Further, it should not be dependent on the primary care parent (PCP) taking steps to recover maintenance from the non-resident parent (NRP).
The Society’s submission suggests therefore that, in respect of social welfare recipients, the basic level of social welfare to which a lone parent is entitled should be always maintained and not be reduced, even temporarily, due to the refusal or failure of the NRP to pay maintenance, in whole or in part.
If maintenance is being paid, then social-welfare payments should be adjusted accordingly, as at present, the Law Society believes.
Where a default in maintenance payments arises, the PCP should continue to receive all social welfare entitlements without an obligation to seek to re-instate maintenance payments or to recover maintenance arrears.
The recovery of child maintenance in respect of social welfare recipients is best dealt with through a dedicated State agency, the Law Society believes.
This agency would assist in the voluntary assessment and subsequent payment of maintenance.
An agency could assist the parties on an on-going basis with reviews of maintenance in a voluntary and non-contentious manner, the submission says.
A more efficient and responsive model could also reduce disputes and referrals to court processes.
In an Irish context, child maintenance has largely been viewed as a matter of private obligation between parents, where the onus falls on parents to seek to agree maintenance arrangements between themselves, failing which there is recourse to the courts.
The involvement of the State is restricted to circumstances where the PCPs seek to avail of State supports for themselves and their children.
In addition, the State provides certain free support services for the resolution of maintenance disputes (such as the Family Mediation Service) and the provision of free legal aid to financially qualified persons.
For those who do not qualify financially for such supports, the entire burden of resolving disputes falls on the parents themselves.
That is true not only for maintenance disputes, but also for all other issues involving children.
What is largely absent from the current system is a consideration of the independent rights of children, the Law Society submission has said.
This absence has been brought into particularly acute focus since the passing of the Children’s Rights Referendum and the insertion of specific rights for children into the Constitution.
Placing the overwhelming burden of resolving disputes on parents is at odds with the State’s recognition that children have rights, independent of their parents or caregivers.
The State cannot entirely abdicate its role in the vindication of those separate rights of children, the Law Society believes.
That is particularly the case where that burden is placed upon parents who objectively do not have the financial or other resources to enable them to vindicate those rights in an effective manner.
Further, the State cannot entirely ignore the fact that the rights of children are not always aligned to the positions of any of their parents or caregivers.
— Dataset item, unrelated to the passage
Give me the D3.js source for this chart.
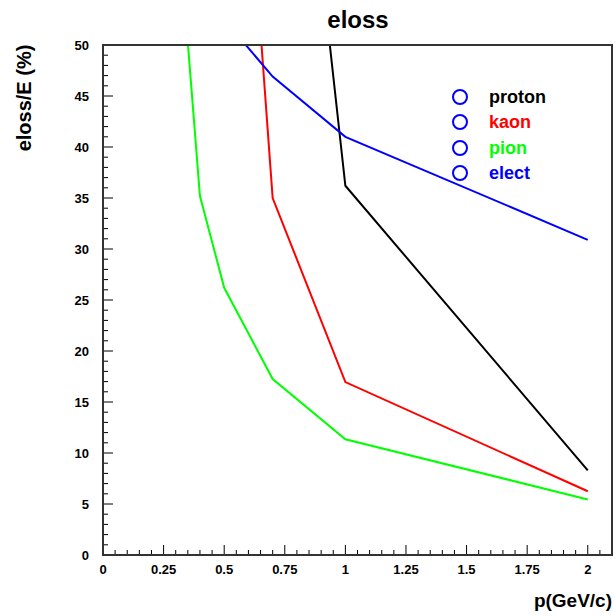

The adoption of a children’s rights approach to the issue of child maintenance would necessarily involve considering crucial issues affecting children that include:
- The link between child maintenance and the alleviation of child poverty,
- The inter-play between payment of child maintenance and contact between a child and the NRP,
- The importance of reducing the exposure of children to parental conflict.
Lone-parent families suffer far greater from child poverty than children in coupled families.
Research shows that lone parents disproportionately enter lower-skilled occupations — which are typically lower-paid, less secure and often involve short-term contracts.
The State seeks to address this in a limited way by the universal payment of children’s allowance, which can be viewed as a limited form of child-poverty alleviation.
At present, payments by the Department of Social Protection are means-tested and variable. This includes One Parent Family payment up to age seven, since 2013. Thereafter the parent moves to Job Seekers Transition payment, and then to Jobseekers Allowance, when the child is 14.
This system is founded on the assumption that lone parents may be in a better position to take up employment when children are at a certain age.
However, all children are legally dependent on their parents up to the age of 18 years, and dependency, in a family-law context, extends to 23 if a child is in full-time education.
The PCP is also obliged to seek maintenance from the NRP and to demonstrate “efforts to seek maintenance” from “liable relatives”.
Failure to do so can result in social-welfare payments being suspended, refused, or cancelled.
For social-welfare recipients, the DSP’s Maintenance Recovery Unit may be involved in seeking the payment of maintenance from the NRP, irrespective of whether it is to be paid to the PCP directly or via the DSP.
At present, the receipt of maintenance payments will reduce the level of social welfare payments being received by the PCP (commensurate with the maintenance being received).
However, if maintenance payments are stopped or go into arrears, the PCP may suffer a loss of income, and may be required to go to court to enforce payment of maintenance. Their social welfare payments may be reassessed accordingly.
In that situation, a PCP may have to apply for a supplementary welfare allowance, which is a means-tested payment.